Lesson Three: Control Yourself!
A continual debate in the impact assessment planning sessions was whether to use a control group or not. In the event, we used a control group in four cases, and went without one in another four, relying instead on qualitative information to help us establish attribution.
So how did we make this decision? We took a few factors into account:
- How reliable is qualitative information? We tried to think about how useful qualitative information would be in showing us the key links in the causal chain. If a farmer could be expected to give a fair judgement on causality, we relied on qualitative information rather than a control group.
- How good is the existing evidence base? Where there was an existing large evidence base, we tried to rely on that rather than use a control group. In practice unfortunately, we did not find any cases where there was already strong secondary evidence.
- How much time and money did we have available? Control groups immediately double the sample size, cost of data collection, and complexity of analysis. Given the time constraints (discussed below) we had to prioritise.
- Can a control group be found? We worked in a very diverse country, making finding an appropriate control group for any intervention extremely challenging.
One continually challenging element in the analysis was the differences in baseline results between the control group and the treatment group. This reflected the fact that our control groups were imperfect – we were not able to find sufficiently similar farmers.
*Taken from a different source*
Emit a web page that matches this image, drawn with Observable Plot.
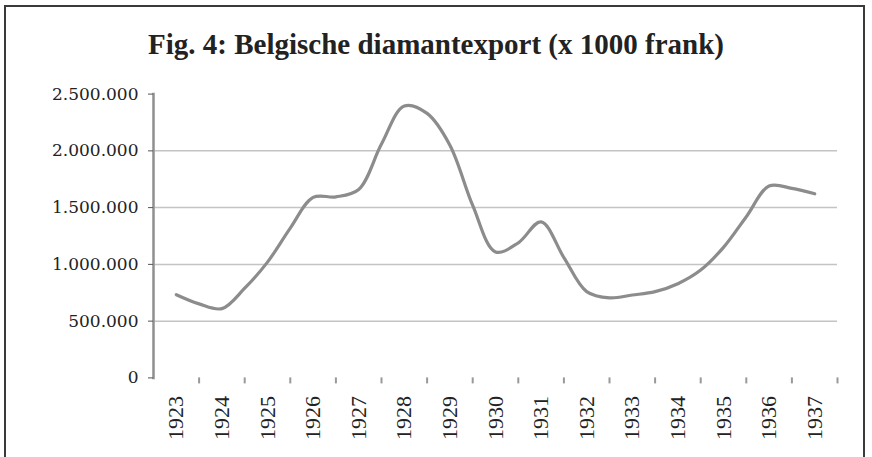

It was challenging, however, to draw the line between groups that were so dissimilar that they could not be analysed, and those that were slightly different but still allowed for meaningful analysis.
Lesson four: Take your time!
There’s an old joke that you can have quick food, cheap food, or good food – but you can only pick two out of the three options.
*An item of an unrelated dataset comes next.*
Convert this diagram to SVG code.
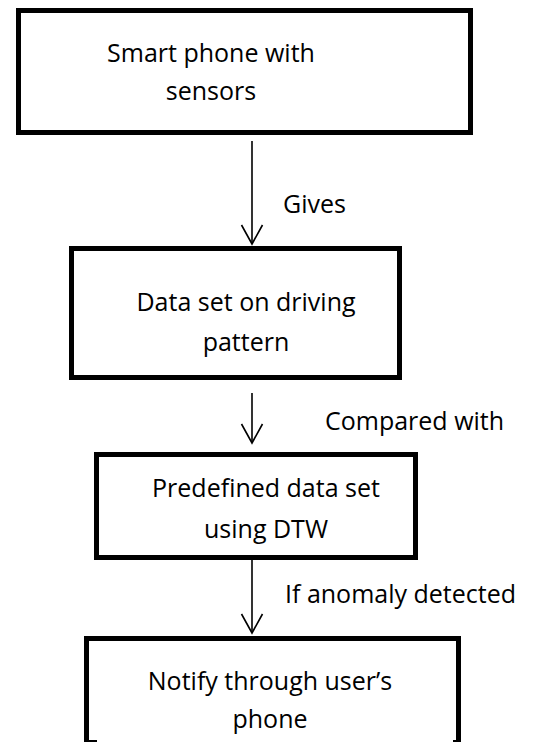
<svg xmlns="http://www.w3.org/2000/svg" width="534" height="742" viewBox="0 0 534 742">
<style>
.box{fill:#fff;stroke:#000;stroke-width:5}
.t{font-family:"Open Sans","Noto Sans",sans-serif;font-size:25px;fill:#000}
.m{text-anchor:middle}
.c{fill:none;stroke:#000;stroke-width:1.6}
</style>
<defs>
<marker id="ah" markerUnits="userSpaceOnUse" markerWidth="40" markerHeight="40" refX="0" refY="0" orient="auto" overflow="visible">
<path d="M-19 -10.5 L0 0 L-19 10.5" fill="none" stroke="#000" stroke-width="1.6"/>
</marker>
</defs>
<rect width="534" height="742" fill="#fff"/>
<g id="connectors">
<line class="c" x1="252" y1="141" x2="252" y2="244" marker-end="url(#ah)"/>
<line class="c" x1="252" y1="393" x2="252" y2="443" marker-end="url(#ah)"/>
<line class="c" x1="252" y1="560" x2="252" y2="633" marker-end="url(#ah)"/>
<text class="t" x="283" y="213">Gives</text>
<text class="t" x="325" y="430">Compared with</text>
<text class="t" x="285" y="603">If anomaly detected</text>
</g>
<g id="node1">
<rect class="box" x="18.5" y="10.5" width="452" height="122"/>
<text class="t m" x="211" y="62">Smart phone with</text>
<text class="t m" x="211" y="100">sensors</text>
</g>
<g id="node2">
<rect class="box" x="71.5" y="248.5" width="328" height="129"/>
<text class="t m" x="246" y="311">Data set on driving</text>
<text class="t m" x="246" y="351">pattern</text>
</g>
<g id="node3">
<rect class="box" x="96.5" y="454.5" width="319" height="103"/>
<text class="t m" x="266" y="497">Predefined data set</text>
<text class="t m" x="266" y="538">using DTW</text>
</g>
<g id="node4">
<path d="M86.5 742 V638.5 H458.5 V742" fill="none" stroke="#000" stroke-width="5"/>
<line x1="86" y1="741" x2="97" y2="741" stroke="#000" stroke-width="2"/>
<line x1="453" y1="741" x2="459" y2="741" stroke="#000" stroke-width="2"/>
<text class="t m" x="270" y="690">Notify through user’s</text>
<text class="t m" x="270" y="728">phone</text>
</g>
</svg>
Impact assessments are the same. You can have good impact assessments, quick ones, or cheap ones – but it is very difficult to get all three. If you’re trying to collect and analyse data quickly, you can pay a much higher price for the data collection. Moreover, having limited time to understand the intervention, design questionnaires and do your analysis increases the risk that you miss out an important factor, lowering the quality and potentially meaning you need to collect data all over again.
With a strict reporting deadline, we conducted the study design and data collection quickly, and analysis was rapid and focused. More time would have improved the quality of the impact assessment, and the usefulness of the conclusions. Fortunately, it is not too late – now the data is collected, more analysis can be done by the programme team at leisure.
Strong impact assessments are an essential tool for learning about the changes that a programme creates. Done badly, however, they can be a spectacular waste of money and management time. If you really understand your programme, are realistic about what you might achieve, think carefully about control groups, and leave plenty of time, then you should be in a good position to conduct strong impact assessments.